## STATED TASK
Copy every line with the string "this" in it.

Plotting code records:
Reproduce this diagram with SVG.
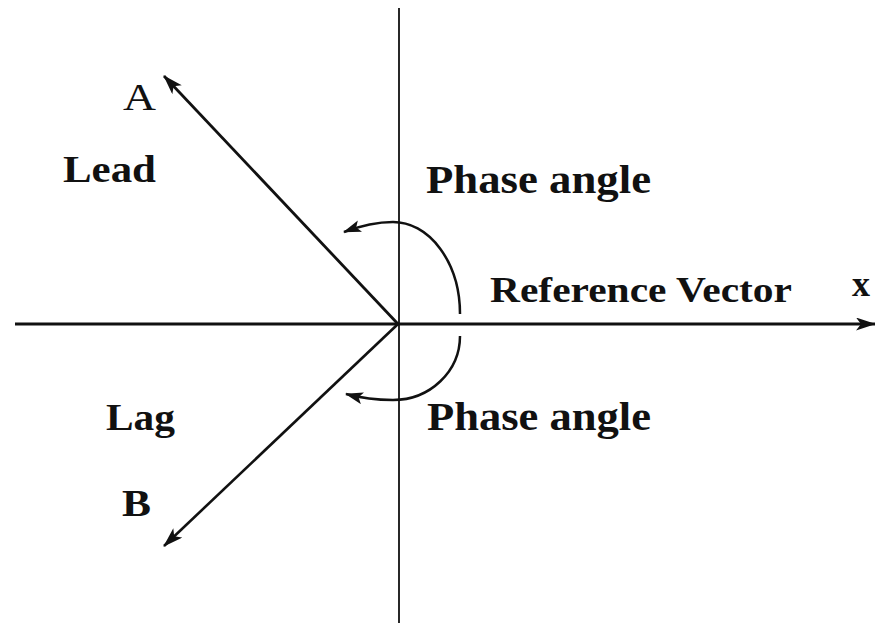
<svg xmlns="http://www.w3.org/2000/svg" width="875" height="623" viewBox="0 0 875 623">
<style>
.ln{stroke:#111;fill:none}
.lbl{font-family:"Liberation Serif","Times New Roman",serif;fill:#111}
.b{font-weight:bold}
</style>
<defs>
<marker id="ah" markerUnits="userSpaceOnUse" markerWidth="22" markerHeight="14" refX="19" refY="6.5" orient="auto">
<path d="M0,0 L20,6.5 L0,13 L5,6.5 Z" fill="#111"/>
</marker>
<marker id="ahs" markerUnits="userSpaceOnUse" markerWidth="20" markerHeight="14" refX="17" refY="6" orient="auto">
<path d="M0,0 L18,6 L0,12 L4,6 Z" fill="#111"/>
</marker>
</defs>
<rect width="875" height="623" fill="#fff"/>
<g id="connectors">
<line id="y-axis" class="ln" x1="399" y1="8" x2="399" y2="623" stroke-width="1.8"/>
<line id="x-axis" class="ln" x1="15" y1="324" x2="875" y2="324" stroke-width="3.2" marker-end="url(#ah)"/>
<line id="vecA" class="ln" x1="398" y1="324" x2="164" y2="76" stroke-width="2.8" marker-end="url(#ah)"/>
<line id="vecB" class="ln" x1="398" y1="324" x2="164" y2="546" stroke-width="2.6" marker-end="url(#ah)"/>
<path id="arc-lead" class="ln" d="M460 314 A67 92 0 0 0 393 222 C376 222 360 226 344 232" stroke-width="2.5" marker-end="url(#ahs)"/>
<path id="arc-lag" class="ln" d="M460 336 A67 64 0 0 1 393 400 C376 400 361 398 346 394" stroke-width="2.5" marker-end="url(#ahs)"/>
</g>
<g id="label-A"><text class="lbl" x="123" y="110" font-size="37" textLength="33" lengthAdjust="spacingAndGlyphs">A</text></g>
<g id="label-lead"><text class="lbl b" x="63" y="182" font-size="37" textLength="93" lengthAdjust="spacingAndGlyphs">Lead</text></g>
<g id="label-phase-upper"><text class="lbl b" x="426" y="193" font-size="39" textLength="225" lengthAdjust="spacingAndGlyphs">Phase angle</text></g>
<g id="label-reference"><text class="lbl b" x="490" y="302" font-size="36" textLength="302" lengthAdjust="spacingAndGlyphs">Reference Vector</text></g>
<g id="label-x"><text class="lbl b" x="852" y="296" font-size="36">x</text></g>
<g id="label-phase-lower"><text class="lbl b" x="427" y="430" font-size="39" textLength="224" lengthAdjust="spacingAndGlyphs">Phase angle</text></g>
<g id="label-lag"><text class="lbl b" x="106" y="430" font-size="37" textLength="69" lengthAdjust="spacingAndGlyphs">Lag</text></g>
<g id="label-B"><text class="lbl b" x="122" y="516" font-size="37" textLength="29" lengthAdjust="spacingAndGlyphs">B</text></g>
</svg>
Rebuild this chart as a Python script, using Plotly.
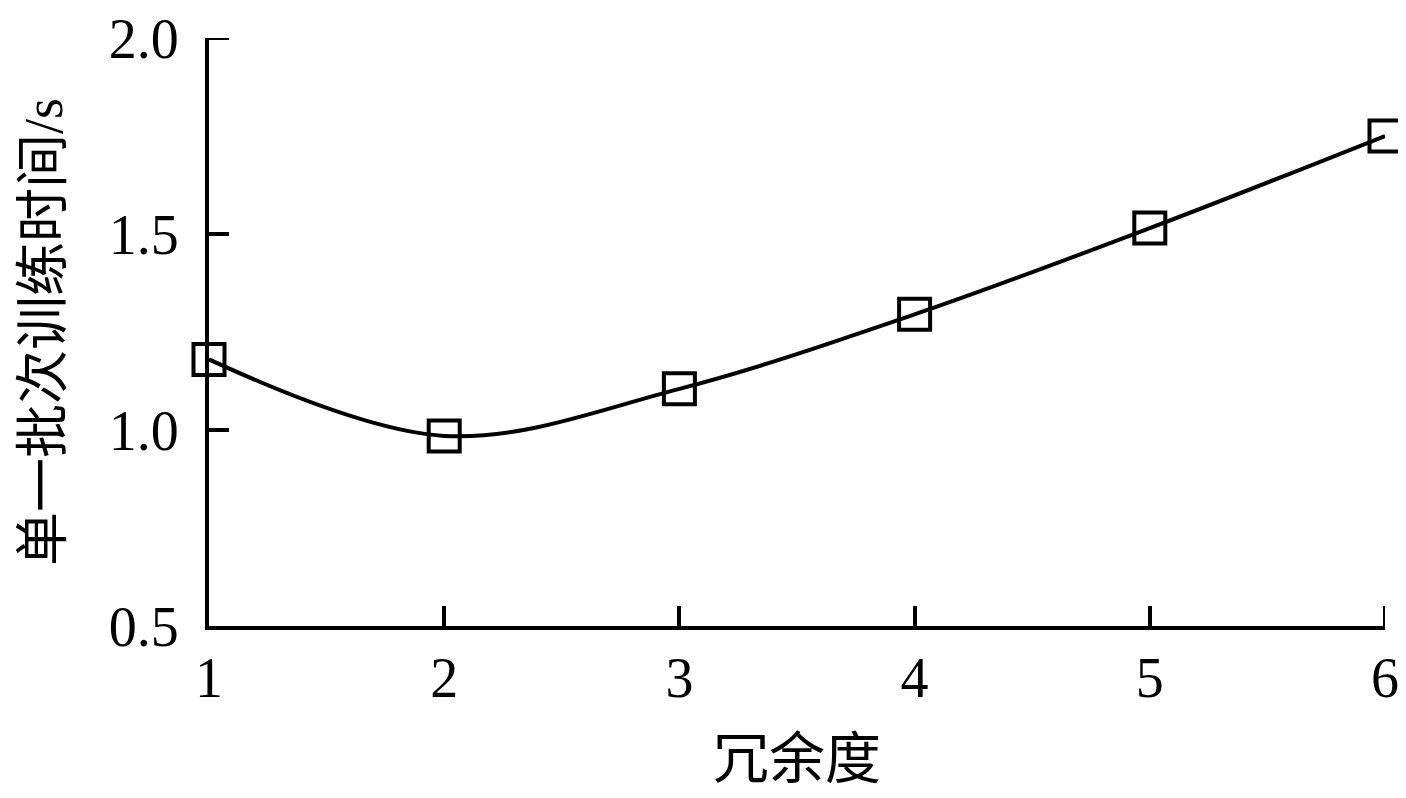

## SOLUTION BELOW
Reproduce this diagram with SVG.
Rebuild this chart as a Python script, using Plotly.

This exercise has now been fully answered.